## EXERCISE TASK
Take the listing from its first line through the line that contains "from matplotlib.patches import" and please retype those lines exactly, leaving out the pictures.

## COLLECTED DATA
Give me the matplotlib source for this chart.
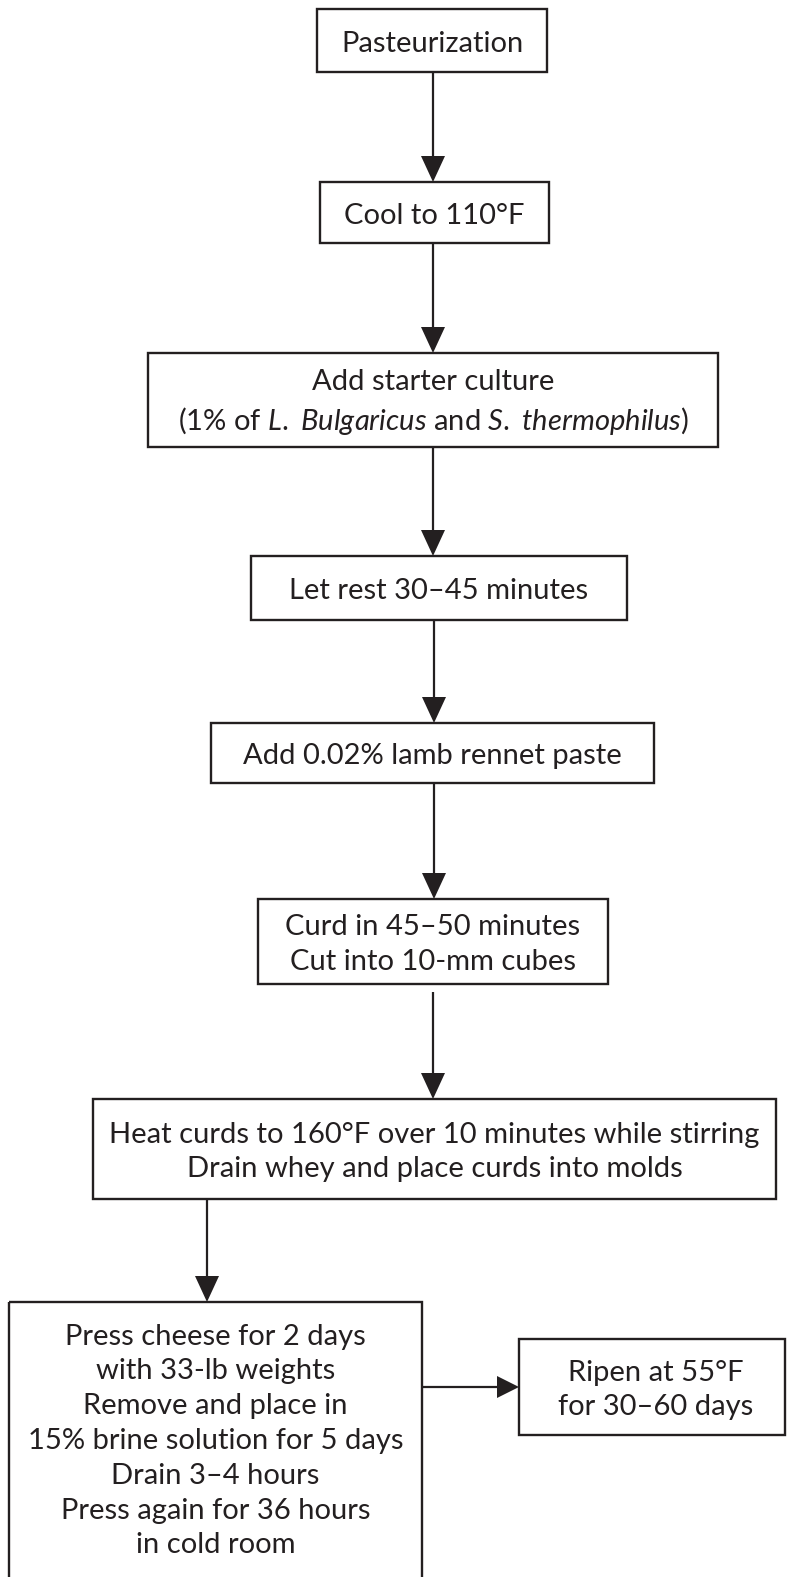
import matplotlib
matplotlib.use('Agg')
import matplotlib.pyplot as plt
from matplotlib.patches import Rectangle, Polygon

plt.rcParams['font.family'] = ['Lato', 'DejaVu Sans']
plt.rcParams['mathtext.fontset'] = 'custom'
plt.rcParams['mathtext.rm'] = 'Lato'
plt.rcParams['mathtext.it'] = 'Lato:italic'

INK = '#231f20'

# steps of the process, top to bottom
steps = [
    "Pasteurization",
    "Cool to 110°F",
    "Add starter culture\n(1% of $\\mathit{L.}$ $\\mathit{Bulgaricus}$ and $\\mathit{S.}$ $\\mathit{thermophilus}$)",
    "Let rest 30–45 minutes",
    "Add 0.02% lamb rennet paste",
    "Curd in 45–50 minutes\nCut into 10-mm cubes",
    "Heat curds to 160°F over 10 minutes while stirring\nDrain whey and place curds into molds",
    "Press cheese for 2 days\nwith 33-lb weights\nRemove and place in\n15% brine solution for 5 days\n"
    "Drain 3–4 hours\nPress again for 36 hours\nin cold room",
    "Ripen at 55°F\nfor 30–60 days",
]

# box layout in pixels: left, top, right, bottom
boxes = [
    (317, 9, 547, 72),
    (320, 182, 549, 243),
    (148, 353, 718, 447),
    (251, 556, 627, 620),
    (211, 723, 654, 783),
    (258, 899, 608, 984),
    (93, 1099, 776, 1199),
    (9, 1302, 422, 1600),
    (519, 1339, 785, 1435),
]

# arrows: x, y_start, y_end (vertical)
v_arrows = [
    (433, 72, 182),
    (433, 243, 353),
    (433, 447, 556),
    (434, 620, 723),
    (434, 783, 899),
    (433, 992, 1099),
    (207, 1199, 1302),
]
# horizontal: y, x_start, x_end
h_arrows = [
    (1387, 422, 519),
]


def draw_vertical_arrow(ax, x, y0, y1, head_len=26, half_w=12):
    ax.plot([x, x], [y0, y1 - head_len + 2], color=INK, lw=1.6, solid_capstyle='butt')
    ax.add_patch(Polygon([(x - half_w, y1 - head_len), (x + half_w, y1 - head_len), (x, y1)],
                         closed=True, facecolor=INK, edgecolor='none'))


def draw_horizontal_arrow(ax, y, x0, x1, head_len=22, half_w=11):
    ax.plot([x0, x1 - head_len + 2], [y, y], color=INK, lw=1.6, solid_capstyle='butt')
    ax.add_patch(Polygon([(x1 - head_len, y - half_w), (x1 - head_len, y + half_w), (x1, y)],
                         closed=True, facecolor=INK, edgecolor='none'))


fig = plt.figure(figsize=(7.87, 15.77), dpi=100)
ax = fig.add_axes([0, 0, 1, 1])
ax.set_xlim(0, 787)
ax.set_ylim(1577, 0)
ax.axis('off')

for (l, t, r, b), label in zip(boxes, steps):
    ax.add_patch(Rectangle((l, t), r - l, b - t, fill=False, edgecolor=INK, lw=1.7))
    cy = (t + b) / 2 + 3
    if b > 1577:
        cy = 1441
    ax.text((l + r) / 2 + (4 if l > 500 else 0), cy, label, ha='center', va='center',
            fontsize=21, color=INK, linespacing=1.42, multialignment='center')

for x, y0, y1 in v_arrows:
    draw_vertical_arrow(ax, x, y0, y1)
for y, x0, x1 in h_arrows:
    draw_horizontal_arrow(ax, y, x0, x1)

fig.savefig('out.png', dpi=100)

## TASK SOLUTION
Give me the matplotlib source for this chart.
import matplotlib
matplotlib.use('Agg')
import matplotlib.pyplot as plt
from matplotlib.patches import Rectangle, Polygon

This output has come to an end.